How Weed and Feed Works

Fertilizer feeds grass roots and blades to strengthen the lawn so it outcompetes weeds over time. Herbicides act either by contact—damaging plant tissues quickly—or systemically—moving through the weed to kill roots and shoots. Systemic herbicides typically give longer-lasting control.

Apply when weeds are actively growing and grass is healthy enough to recover—usually spring or early fall for cool-season grasses. Follow label rates closely: overapplication risks burning turf; underapplication reduces weed control. Water restrictions, temperature, and mowing schedules also affect efficacy, so adjust timing accordingly.

Application and Best Practices

Apply weed-and-feed when grass is actively growing, soil is moist but not saturated, and no rain is expected for 24–48 hours. Use a calibrated spreader, follow label rates, and protect pets, water sources, and pollinators during and after application.

When to Apply Weed and Feed

Apply post-emergent broadleaf weed-and-feed in spring when daytime temperatures consistently reach 60–75°F and your lawn shows new growth. Treat cool-season grasses (fescue, Kentucky bluegrass) in early spring or early fall; treat warm-season grasses (Bermuda, zoysia) in late spring after full green-up.
Avoid application during drought stress, extreme heat above 85°F, or dormancy; herbicides are less effective and fertilizer can burn turf under stress.
Check soil moisture: water the lawn 24–48 hours before application if soil is dry, but do not apply to saturated ground. Do not apply within 24–48 hours of forecasted rain to prevent wash-off.

Proper Application Techniques

Calibrate your broadcast or drop spreader to the product’s recommended rate using the label chart. Walk at a steady pace and overlap swaths by about 20% to ensure even coverage.
Apply half the rate in one direction and the other half perpendicular for uniform distribution when using granular products. For liquid mixes, agitate the sprayer regularly and use low-pressure nozzles for even spray patterns.
Avoid mowing for 24–48 hours before and after application. Do not exceed label application frequency; repeated over-application raises burn and runoff risks.

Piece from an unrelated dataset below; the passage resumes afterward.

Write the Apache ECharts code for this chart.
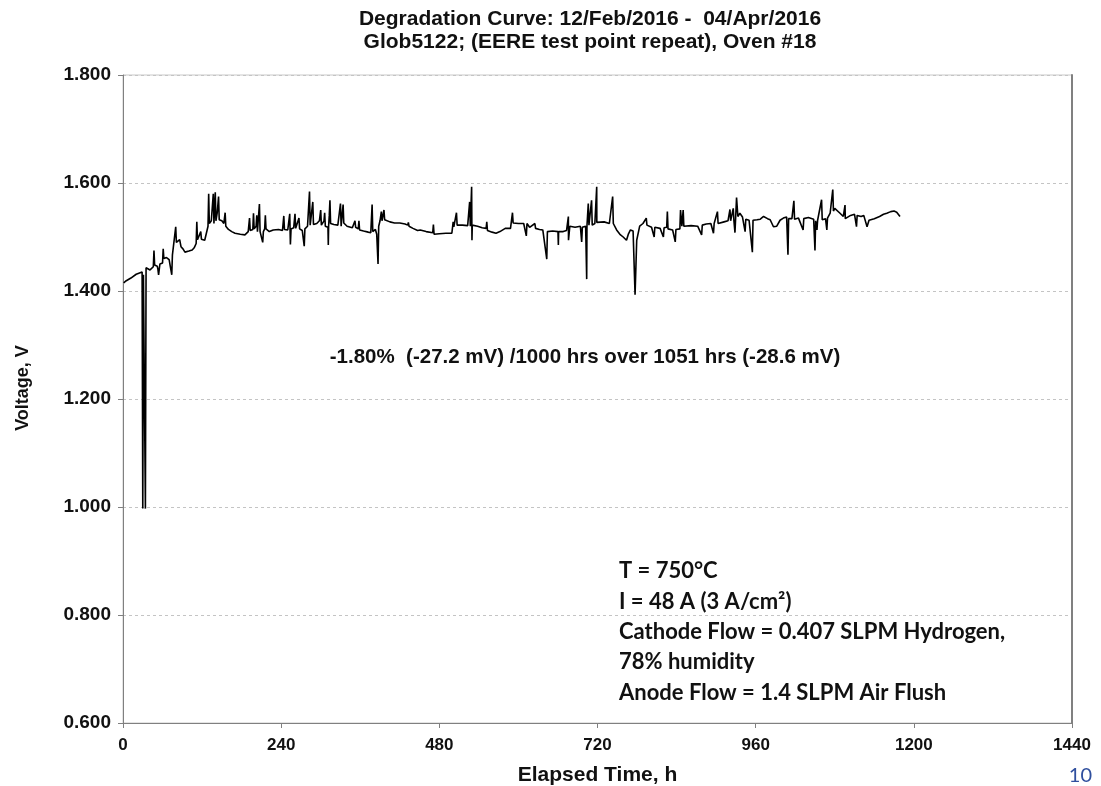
<!DOCTYPE html>
<html>
<head>
<meta charset="utf-8">
<title>Degradation Curve</title>
<script src="https://cdn.jsdelivr.net/npm/echarts@6/dist/echarts.min.js"></script>
<style>
  html, body { margin: 0; padding: 0; background: #fff; }
  #chart { width: 1101px; height: 786px; }
</style>
</head>
<body>
<div id="chart"></div>
<script>
const titleLines = ['Degradation Curve: 12/Feb/2016 -  04/Apr/2016', 'Glob5122; (EERE test point repeat), Oven #18']
const xTicks = [0, 240, 480, 720, 960, 1200, 1440]
const yTicks = [0.6, 0.8, 1.0, 1.2, 1.4, 1.6, 1.8]
const rateNote = '-1.80%  (-27.2 mV) /1000 hrs over 1051 hrs (-28.6 mV)'
const conditions = [
  'T = 750°C',
  'I = 48 A (3 A/cm²)',
  'Cathode Flow = 0.407 SLPM Hydrogen,',
  '78% humidity',
  'Anode Flow = 1.4 SLPM Air Flush'
]
const pageNo = '10'

// [elapsed h, cell voltage V]
const trace = [
  [1, 1.415], [5, 1.419], [12, 1.424], [20, 1.431], [24, 1.433],
  [29, 1.435], [30, 0.997], [31, 1.43], [33, 1.43], [34, 0.997], [35, 1.443],
  [38, 1.441], [41, 1.439], [46, 1.445], [47, 1.475], [48, 1.448], [52, 1.446],
  [53, 1.44], [54, 1.43], [56, 1.45], [60, 1.452], [61, 1.478], [62, 1.46],
  [66, 1.462], [70, 1.458], [73, 1.46], [74, 1.43], [75, 1.467], [78, 1.47],
  [80, 1.519], [81, 1.49], [84, 1.488], [86, 1.495], [88, 1.482], [91, 1.478],
  [94, 1.472], [100, 1.474], [105, 1.476], [108, 1.48], [111, 1.488], [112, 1.528],
  [113, 1.495], [116, 1.498], [118, 1.51], [119, 1.496], [124, 1.494], [127, 1.494],
  [129, 1.52], [130, 1.58], [131, 1.525], [134, 1.53], [137, 1.58], [138, 1.525],
  [140, 1.583], [141, 1.53], [143, 1.545], [145, 1.575], [146, 1.532], [150, 1.53],
  [153, 1.525], [155, 1.545], [156, 1.52], [160, 1.514], [165, 1.51], [170, 1.507],
  [178, 1.505], [185, 1.504], [190, 1.51], [192, 1.535], [193, 1.512], [197, 1.514],
  [198, 1.544], [199, 1.515], [202, 1.52], [203, 1.54], [204, 1.51], [206, 1.51],
  [207, 1.561], [208, 1.51], [211, 1.508], [212, 1.49], [213, 1.51], [215, 1.515],
  [216, 1.54], [217, 1.515], [222, 1.51], [228, 1.513], [236, 1.514], [242, 1.512],
  [244, 1.539], [245, 1.514], [250, 1.513], [253, 1.543], [254, 1.486], [255, 1.515],
  [259, 1.517], [261, 1.543], [262, 1.516], [265, 1.518], [267, 1.535], [268, 1.515],
  [272, 1.512], [275, 1.483], [276, 1.515], [280, 1.52], [283, 1.584], [284, 1.522],
  [287, 1.524], [288, 1.565], [289, 1.523], [294, 1.525], [298, 1.53], [300, 1.55],
  [301, 1.522], [305, 1.53], [306, 1.545], [307, 1.52], [311, 1.518], [311.5, 1.485],
  [312, 1.52], [313, 1.54], [314, 1.568], [315, 1.525], [320, 1.523], [326, 1.522],
  [330, 1.562], [331, 1.52], [334, 1.56], [335, 1.526], [340, 1.52], [348, 1.517],
  [352, 1.53], [353, 1.518], [357, 1.515], [358, 1.53], [359, 1.513], [365, 1.511],
  [372, 1.509], [376, 1.508], [378, 1.56], [379, 1.51], [383, 1.514], [385, 1.505],
  [387, 1.45], [388, 1.52], [390, 1.53], [392, 1.547], [393, 1.53], [396, 1.55],
  [397, 1.532], [400, 1.53], [405, 1.528], [412, 1.526], [420, 1.526], [428, 1.524],
  [432, 1.522], [433, 1.527], [434, 1.52], [440, 1.516], [447, 1.512], [451, 1.513],
  [460, 1.51], [470, 1.508], [471, 1.523], [472, 1.505], [480, 1.506], [490, 1.507],
  [499, 1.507], [501, 1.528], [502, 1.519], [505, 1.52], [506, 1.545], [507, 1.522],
  [515, 1.522], [523, 1.521], [526, 1.565], [527, 1.52], [529, 1.593], [529.5, 1.494],
  [530, 1.522], [538, 1.52], [545, 1.517], [551, 1.516], [552, 1.528], [553, 1.512],
  [560, 1.509], [566, 1.507], [572, 1.51], [580, 1.516], [588, 1.516], [591, 1.545],
  [592, 1.526], [600, 1.525], [608, 1.525], [612, 1.502], [613, 1.525], [617, 1.518],
  [625, 1.525], [626, 1.516], [632, 1.514], [637, 1.513], [643, 1.459], [644, 1.51],
  [652, 1.511], [660, 1.51], [660.6, 1.485], [661, 1.51], [668, 1.51], [673, 1.512],
  [675.8, 1.538], [676, 1.494], [678, 1.52], [686, 1.518], [694, 1.52], [696, 1.491],
  [697, 1.518], [702, 1.52], [703.6, 1.422], [704, 1.52], [706, 1.562], [707, 1.522],
  [711, 1.568], [712, 1.522], [716, 1.525], [718.8, 1.593], [719, 1.527], [730, 1.528],
  [738, 1.525], [743, 1.575], [744, 1.525], [749, 1.513], [754, 1.505], [759, 1.5],
  [764, 1.494], [767, 1.506], [770, 1.513], [774, 1.511], [777, 1.393], [779.5, 1.494],
  [784, 1.52], [789, 1.525], [794, 1.535], [795, 1.522], [802, 1.518], [806, 1.5],
  [807, 1.518], [815, 1.516], [820, 1.5], [821, 1.517], [825, 1.518], [826, 1.547],
  [827, 1.515], [834, 1.513], [838, 1.491], [839, 1.514], [845, 1.515], [846, 1.55],
  [848, 1.52], [850, 1.55], [851, 1.52], [862, 1.521], [872, 1.52], [878, 1.504],
  [879, 1.522], [885, 1.524], [892, 1.525], [896, 1.507], [897, 1.525], [902, 1.547],
  [903, 1.525], [906, 1.525], [912, 1.528], [918, 1.53], [921, 1.551], [922, 1.53],
  [926, 1.553], [927, 1.53], [928.6, 1.508], [931, 1.573], [933, 1.538], [936, 1.544],
  [940, 1.537], [944, 1.51], [945, 1.533], [950, 1.531], [955, 1.472], [956, 1.531],
  [962, 1.532], [967, 1.533], [972, 1.538], [978, 1.534], [982, 1.532], [987, 1.519],
  [992, 1.52], [997, 1.531], [1002, 1.535], [1007, 1.537], [1009, 1.467], [1010, 1.534],
  [1015, 1.534], [1018, 1.567], [1019, 1.533], [1025, 1.535], [1032, 1.513], [1033, 1.534],
  [1040, 1.536], [1048, 1.533], [1050, 1.475], [1051, 1.53], [1053, 1.513], [1054, 1.531],
  [1060, 1.569], [1061, 1.532], [1066, 1.534], [1068, 1.513], [1069, 1.535], [1073, 1.544],
  [1077, 1.588], [1078, 1.548], [1080, 1.553], [1083, 1.55], [1088, 1.544], [1093, 1.538],
  [1095.6, 1.559], [1096, 1.534], [1098, 1.531], [1104, 1.54], [1110, 1.542], [1113, 1.519],
  [1114, 1.54], [1120, 1.538], [1124, 1.54], [1129, 1.519], [1132, 1.531], [1140, 1.534],
  [1148, 1.538], [1154, 1.542], [1159, 1.544], [1165, 1.547], [1170, 1.548], [1174, 1.546],
  [1179, 1.538]
]

const chart = echarts.init(document.getElementById('chart'))
const arial = '"Liberation Sans", Arial, sans-serif'
const calibri = 'Lato, "Open Sans", sans-serif'

chart.setOption({
  animation: false,
  backgroundColor: '#fff',
  title: {
    text: titleLines.join('\n'),
    left: 585,
    top: 3,
    textAlign: 'center',
    textStyle: {
      fontFamily: arial,
      fontSize: 21,
      fontWeight: 'bold',
      color: '#111',
      lineHeight: 23
    }
  },
  grid: {
    left: 123,
    right: 29,
    top: 75,
    bottom: 63,
    outerBoundsMode: 'none',
    show: true,
    borderColor: '#c8c8c8',
    borderWidth: 1
  },
  xAxis: {
    type: 'value',
    min: xTicks[0],
    max: xTicks[xTicks.length - 1],
    interval: 240,
    name: 'Elapsed Time, h',
    nameLocation: 'middle',
    nameGap: 42,
    nameTextStyle: { fontFamily: arial, fontSize: 21, fontWeight: 'bold', color: '#111' },
    axisLine: { lineStyle: { color: '#808080', width: 1 } },
    axisTick: { show: true, length: 5, lineStyle: { color: '#808080' } },
    axisLabel: {
      margin: 14,
      fontFamily: arial,
      fontSize: 17,
      fontWeight: 'bold',
      color: '#111',
      formatter: v => String(v)
    },
    splitLine: { show: false }
  },
  yAxis: [
    {
      type: 'value',
      min: yTicks[0],
      max: yTicks[yTicks.length - 1],
      interval: 0.2,
      name: 'Voltage, V',
      nameLocation: 'middle',
      nameGap: 91,
      nameTextStyle: {
        fontFamily: arial,
        fontSize: 18,
        fontWeight: 'bold',
        color: '#111',
        padding: [0, 0, 0, 22]
      },
      axisLine: { show: true, lineStyle: { color: '#808080', width: 1 } },
      axisTick: { show: true, length: 5, lineStyle: { color: '#808080' } },
      axisLabel: {
        margin: 12,
        fontFamily: arial,
        fontSize: 19,
        fontWeight: 'bold',
        color: '#111',
        formatter: v => v.toFixed(3)
      },
      splitLine: { show: true, lineStyle: { color: '#c4c4c4', type: [3, 3], width: 1 } }
    },
    {
      type: 'value',
      min: yTicks[0],
      max: yTicks[yTicks.length - 1],
      position: 'right',
      axisLine: { show: true, lineStyle: { color: '#808080', width: 2 } },
      axisTick: { show: false },
      axisLabel: { show: false },
      splitLine: { show: false }
    }
  ],
  series: [
    {
      type: 'line',
      data: trace,
      symbol: 'none',
      clip: true,
      lineStyle: { color: '#000', width: 1.6 },
      z: 3
    }
  ],
  graphic: [
    {
      type: 'text',
      x: 585,
      y: 357,
      style: {
        text: rateNote,
        align: 'center',
        verticalAlign: 'middle',
        font: 'bold 20.5px ' + arial,
        fill: '#111'
      }
    },
    {
      type: 'text',
      x: 619,
      y: 556,
      style: {
        text: conditions.join('\n'),
        font: 'bold 22px ' + calibri,
        lineHeight: 30.4,
        fill: '#111'
      }
    },
    {
      type: 'text',
      x: 1092,
      y: 776,
      style: {
        text: pageNo,
        align: 'right',
        verticalAlign: 'middle',
        font: '20px ' + calibri,
        fill: '#2f4f9e'
      }
    }
  ]
})
</script>
</body>
</html>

Safety and Environmental Considerations

Wear gloves, long sleeves, and eye protection while handling concentrated herbicides or fertilizers. Keep children and pets off treated areas until granules dissolve or sprays have dried—typically 24 hours.
Prevent environmental contamination by avoiding application within 10–20 feet of wells, streams, or storm drains; follow buffer zone instructions on the label. Sweep granules off driveways and sidewalks back onto the lawn to reduce runoff.
Choose selective products for your weed spectrum, and consider spot-treating large weed patches rather than blanket applications to limit chemical use and protect pollinators.